[start]
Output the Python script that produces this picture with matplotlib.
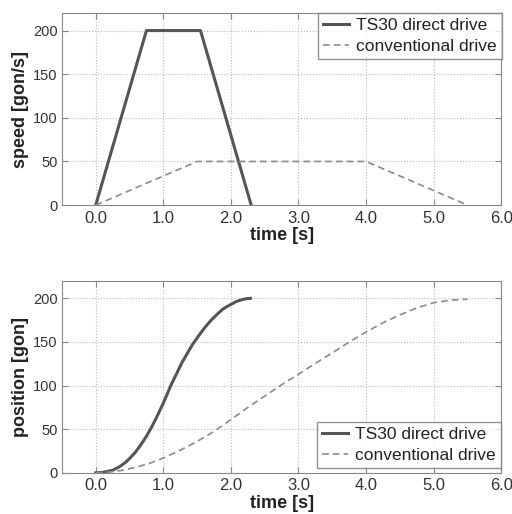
import numpy as np
import matplotlib.pyplot as plt

plt.rcParams['font.family'] = ['Liberation Sans', 'DejaVu Sans']

# speed profiles (gon/s)
t_direct_speed = [0.0, 0.75, 1.55, 2.3]
v_direct = [0, 200, 200, 0]
t_conv_speed = [0.0, 1.5, 4.0, 5.5]
v_conv = [0, 50, 50, 0]

# position profiles (gon)
t_direct_pos = [0.0, 0.1, 0.25, 0.35, 0.44, 0.52, 0.59, 0.67, 0.75, 0.82, 0.89, 1.0,
                1.11, 1.28, 1.43, 1.55, 1.64, 1.72, 1.8, 1.87, 1.94, 2.0, 2.07, 2.14, 2.22, 2.29]
p_direct = [0, 0.5, 3, 7, 12, 18, 24, 32.5, 42, 51.5, 62, 80,
            100, 127, 147, 160, 169, 176, 182, 187, 190.5, 193, 196, 198, 199.5, 200]
t_conv_pos = [0.0, 0.2, 0.4, 0.6, 0.8, 1.0, 1.25, 1.5, 1.75, 2.0, 2.25, 2.5, 2.75, 3.0,
              3.25, 3.5, 3.75, 4.0, 4.25, 4.5, 4.75, 5.0, 5.25, 5.5]
p_conv = [0, 1, 3, 6.5, 11, 17, 26, 36, 47.5, 61, 75, 88, 101, 113,
          125.5, 137.5, 150, 161.5, 172, 181, 189, 195, 198, 199]

xticks = [0, 1, 2, 3, 4, 5, 6]
xticklabels = ['0.0', '1.0', '2.0', '3.0', '4.0', '5.0', '6.0']
yticks = [0, 50, 100, 150, 200]

fig = plt.figure(figsize=(5.12, 5.14), dpi=100)
ax_v = fig.add_axes([0.121, 0.601, 0.858, 0.3735])
ax_p = fig.add_axes([0.121, 0.080, 0.858, 0.3735])

ax_v.plot(t_direct_speed, v_direct, color='#555555', lw=2.2, label='TS30 direct drive')
ax_v.plot(t_conv_speed, v_conv, color='#8a8a8a', lw=1.2, ls=(0, (4, 2.5)), label='conventional drive')
ax_p.plot(t_direct_pos, p_direct, color='#555555', lw=2.2, label='TS30 direct drive')
ax_p.plot(t_conv_pos, p_conv, color='#8a8a8a', lw=1.2, ls=(0, (4, 2.5)), label='conventional drive')

panels = [(ax_v, 'speed [gon/s]', 'upper right', (1.002, 1.0)),
          (ax_p, 'position [gon]', 'lower right', (1.0, 0.026))]
for ax, ylab, loc, anchor in panels:
    ax.set_xlim(-0.5, 6)
    ax.set_ylim(0, 220)
    ax.set_xticks(xticks)
    ax.set_xticklabels(xticklabels, fontsize=12)
    ax.set_yticks(yticks)
    ax.tick_params(direction='in', top=True, right=True, length=4, color='#888888',
                   labelcolor='#333333', pad=4)
    ax.tick_params(axis='y', labelsize=10.5, pad=3)
    ax.grid(True, ls=':', color='#bbbbbb', lw=0.8)
    for s in ax.spines.values():
        s.set_color('#888888')
    ax.set_xlabel('time [s]', fontsize=13, fontweight='bold', color='#222222', labelpad=1)
    ax.set_ylabel(ylab, fontsize=13, fontweight='bold', color='#222222', labelpad=3)
    leg = ax.legend(loc=loc, bbox_to_anchor=anchor, fontsize=12.5, frameon=True, fancybox=False,
                    borderaxespad=0, handlelength=1.5, borderpad=0.3, labelspacing=0.3,
                    handletextpad=0.4)
    leg.get_frame().set_edgecolor('#777777')
    leg.get_frame().set_linewidth(1.0)
    for txt in leg.get_texts():
        txt.set_color('#222222')

fig.savefig('out.png', dpi=100)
[end]
- The task -
Repeat only the lines from the beginning of the material through the line containing "ax_p = fig.add_axes([0.121, 0.080, 0.858, 0.3735])", both ends kept, leaving pictures out.

- Task answer -
Output the Python script that produces this picture with matplotlib.
import numpy as np
import matplotlib.pyplot as plt

plt.rcParams['font.family'] = ['Liberation Sans', 'DejaVu Sans']

# speed profiles (gon/s)
t_direct_speed = [0.0, 0.75, 1.55, 2.3]
v_direct = [0, 200, 200, 0]
t_conv_speed = [0.0, 1.5, 4.0, 5.5]
v_conv = [0, 50, 50, 0]

# position profiles (gon)
t_direct_pos = [0.0, 0.1, 0.25, 0.35, 0.44, 0.52, 0.59, 0.67, 0.75, 0.82, 0.89, 1.0,
                1.11, 1.28, 1.43, 1.55, 1.64, 1.72, 1.8, 1.87, 1.94, 2.0, 2.07, 2.14, 2.22, 2.29]
p_direct = [0, 0.5, 3, 7, 12, 18, 24, 32.5, 42, 51.5, 62, 80,
            100, 127, 147, 160, 169, 176, 182, 187, 190.5, 193, 196, 198, 199.5, 200]
t_conv_pos = [0.0, 0.2, 0.4, 0.6, 0.8, 1.0, 1.25, 1.5, 1.75, 2.0, 2.25, 2.5, 2.75, 3.0,
              3.25, 3.5, 3.75, 4.0, 4.25, 4.5, 4.75, 5.0, 5.25, 5.5]
p_conv = [0, 1, 3, 6.5, 11, 17, 26, 36, 47.5, 61, 75, 88, 101, 113,
          125.5, 137.5, 150, 161.5, 172, 181, 189, 195, 198, 199]

xticks = [0, 1, 2, 3, 4, 5, 6]
xticklabels = ['0.0', '1.0', '2.0', '3.0', '4.0', '5.0', '6.0']
yticks = [0, 50, 100, 150, 200]

fig = plt.figure(figsize=(5.12, 5.14), dpi=100)
ax_v = fig.add_axes([0.121, 0.601, 0.858, 0.3735])
ax_p = fig.add_axes([0.121, 0.080, 0.858, 0.3735])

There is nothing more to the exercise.